À la lumière de cette analyse, les pays occidentaux devraient considérer deux avenues afin d’atténuer le réchauffement climatique, à la fois aggravé par les armées du monde et affectant leurs capacités d’intervention.

D’une part, les armées devraient travailler sur plusieurs fronts en matière environnementale, par exemple en se fixant des objectifs ambitieux de réduction des émissions de GES, en adoptant des plans d’adaptation pour leurs différentes branches et en privilégiant, via un mécanisme adapté d’attribution de contrats de fournitures, les industries du domaine de l’armement qui prennent en considération, sur l’ensemble du cycle de vie de leurs produits, l’empreinte environnementale de ceux-ci.

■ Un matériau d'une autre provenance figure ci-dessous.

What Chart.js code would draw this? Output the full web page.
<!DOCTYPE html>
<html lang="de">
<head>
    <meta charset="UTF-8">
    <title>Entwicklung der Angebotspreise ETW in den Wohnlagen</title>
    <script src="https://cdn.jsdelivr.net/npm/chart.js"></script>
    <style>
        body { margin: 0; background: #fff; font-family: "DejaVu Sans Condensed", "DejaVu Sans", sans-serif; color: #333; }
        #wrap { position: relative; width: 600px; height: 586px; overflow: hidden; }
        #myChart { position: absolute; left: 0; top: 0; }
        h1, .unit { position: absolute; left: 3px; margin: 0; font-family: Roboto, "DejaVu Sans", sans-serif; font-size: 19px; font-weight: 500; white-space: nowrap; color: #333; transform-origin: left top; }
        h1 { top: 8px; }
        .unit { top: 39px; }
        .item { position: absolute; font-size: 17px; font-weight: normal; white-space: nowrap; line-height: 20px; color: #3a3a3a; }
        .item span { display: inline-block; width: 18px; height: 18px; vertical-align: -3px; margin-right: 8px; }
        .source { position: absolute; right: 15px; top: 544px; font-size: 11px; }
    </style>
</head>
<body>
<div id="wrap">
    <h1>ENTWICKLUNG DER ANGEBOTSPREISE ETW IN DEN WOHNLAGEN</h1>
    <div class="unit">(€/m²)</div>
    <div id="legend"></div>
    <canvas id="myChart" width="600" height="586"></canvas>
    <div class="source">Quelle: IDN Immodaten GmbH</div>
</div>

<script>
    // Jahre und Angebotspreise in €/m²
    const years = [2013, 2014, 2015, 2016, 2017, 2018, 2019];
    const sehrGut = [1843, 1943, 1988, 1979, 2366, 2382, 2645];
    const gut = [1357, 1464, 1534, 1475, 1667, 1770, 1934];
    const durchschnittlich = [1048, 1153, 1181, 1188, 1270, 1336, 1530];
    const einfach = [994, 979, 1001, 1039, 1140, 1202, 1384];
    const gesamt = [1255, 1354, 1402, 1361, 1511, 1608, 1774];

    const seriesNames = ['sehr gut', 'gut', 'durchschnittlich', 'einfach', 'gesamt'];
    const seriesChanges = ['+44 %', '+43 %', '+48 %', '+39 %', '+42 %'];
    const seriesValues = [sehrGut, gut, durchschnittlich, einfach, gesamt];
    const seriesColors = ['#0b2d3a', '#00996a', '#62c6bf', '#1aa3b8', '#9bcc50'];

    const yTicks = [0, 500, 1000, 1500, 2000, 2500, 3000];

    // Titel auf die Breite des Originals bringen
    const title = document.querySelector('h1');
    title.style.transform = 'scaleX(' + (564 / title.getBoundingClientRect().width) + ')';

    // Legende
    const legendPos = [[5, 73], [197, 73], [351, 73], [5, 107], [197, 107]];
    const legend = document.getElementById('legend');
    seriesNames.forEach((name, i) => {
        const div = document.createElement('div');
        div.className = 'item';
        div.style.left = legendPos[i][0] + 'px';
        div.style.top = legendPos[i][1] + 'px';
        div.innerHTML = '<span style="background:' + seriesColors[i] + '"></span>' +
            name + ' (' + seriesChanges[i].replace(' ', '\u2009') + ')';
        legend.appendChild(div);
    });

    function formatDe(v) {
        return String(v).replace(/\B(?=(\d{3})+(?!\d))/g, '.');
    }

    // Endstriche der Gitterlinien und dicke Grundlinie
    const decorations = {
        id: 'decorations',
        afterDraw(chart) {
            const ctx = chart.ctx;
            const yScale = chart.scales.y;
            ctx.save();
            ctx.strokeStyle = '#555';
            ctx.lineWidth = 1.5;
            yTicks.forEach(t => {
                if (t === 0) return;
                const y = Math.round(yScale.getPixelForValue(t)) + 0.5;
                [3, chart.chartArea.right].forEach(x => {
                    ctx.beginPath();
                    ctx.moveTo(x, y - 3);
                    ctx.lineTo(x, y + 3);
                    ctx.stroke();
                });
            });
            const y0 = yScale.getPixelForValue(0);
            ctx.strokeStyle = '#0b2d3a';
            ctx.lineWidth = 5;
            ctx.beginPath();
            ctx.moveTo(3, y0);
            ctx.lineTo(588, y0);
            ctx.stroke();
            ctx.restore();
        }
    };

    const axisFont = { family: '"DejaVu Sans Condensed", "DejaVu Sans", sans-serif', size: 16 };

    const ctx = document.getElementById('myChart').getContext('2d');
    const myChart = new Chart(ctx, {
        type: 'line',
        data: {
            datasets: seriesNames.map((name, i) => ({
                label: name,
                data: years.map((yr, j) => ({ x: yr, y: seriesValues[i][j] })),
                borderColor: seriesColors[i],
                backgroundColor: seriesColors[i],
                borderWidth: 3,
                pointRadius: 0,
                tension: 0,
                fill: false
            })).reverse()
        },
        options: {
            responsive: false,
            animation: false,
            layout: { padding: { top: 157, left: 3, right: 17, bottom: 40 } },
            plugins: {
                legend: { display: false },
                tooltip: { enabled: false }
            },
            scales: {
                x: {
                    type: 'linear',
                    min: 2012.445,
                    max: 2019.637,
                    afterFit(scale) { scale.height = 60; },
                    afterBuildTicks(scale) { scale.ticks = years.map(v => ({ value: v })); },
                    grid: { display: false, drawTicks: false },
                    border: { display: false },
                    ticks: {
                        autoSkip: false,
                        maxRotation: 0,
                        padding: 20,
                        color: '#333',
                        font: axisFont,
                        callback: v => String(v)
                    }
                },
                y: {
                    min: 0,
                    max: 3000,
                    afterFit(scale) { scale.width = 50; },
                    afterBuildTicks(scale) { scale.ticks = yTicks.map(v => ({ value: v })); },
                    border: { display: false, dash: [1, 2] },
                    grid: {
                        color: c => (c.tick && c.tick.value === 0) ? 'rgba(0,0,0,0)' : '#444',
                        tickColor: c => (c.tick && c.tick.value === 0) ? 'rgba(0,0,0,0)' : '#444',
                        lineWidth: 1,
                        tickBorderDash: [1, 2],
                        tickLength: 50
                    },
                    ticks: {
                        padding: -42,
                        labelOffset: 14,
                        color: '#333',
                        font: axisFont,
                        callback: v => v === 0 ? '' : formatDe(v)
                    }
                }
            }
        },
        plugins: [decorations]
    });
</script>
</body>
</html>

Comme le mentionnent Stoetman et al. (2023), les États-Unis ne privilégieront jamais l’environnement au détriment de leur efficacité opérationnelle. C’est l’une des raisons pour lesquelles il est impératif pour les armées du monde, d’autre part, de se concerter afin de réduire au maximum les tensions mondiales et de se mobiliser le plus efficacement possible lorsque des conflits liés aux changements climatiques surviendront. La création, à Montréal, d’un Centre d’excellence OTAN pour le changement climatique et la sécurité est d’ailleurs une bonne initiative en ce sens (Gouvernement du Canada, 2023). La concertation devra toutefois impérativement déborder des limites de l’OTAN ou de l’Occident.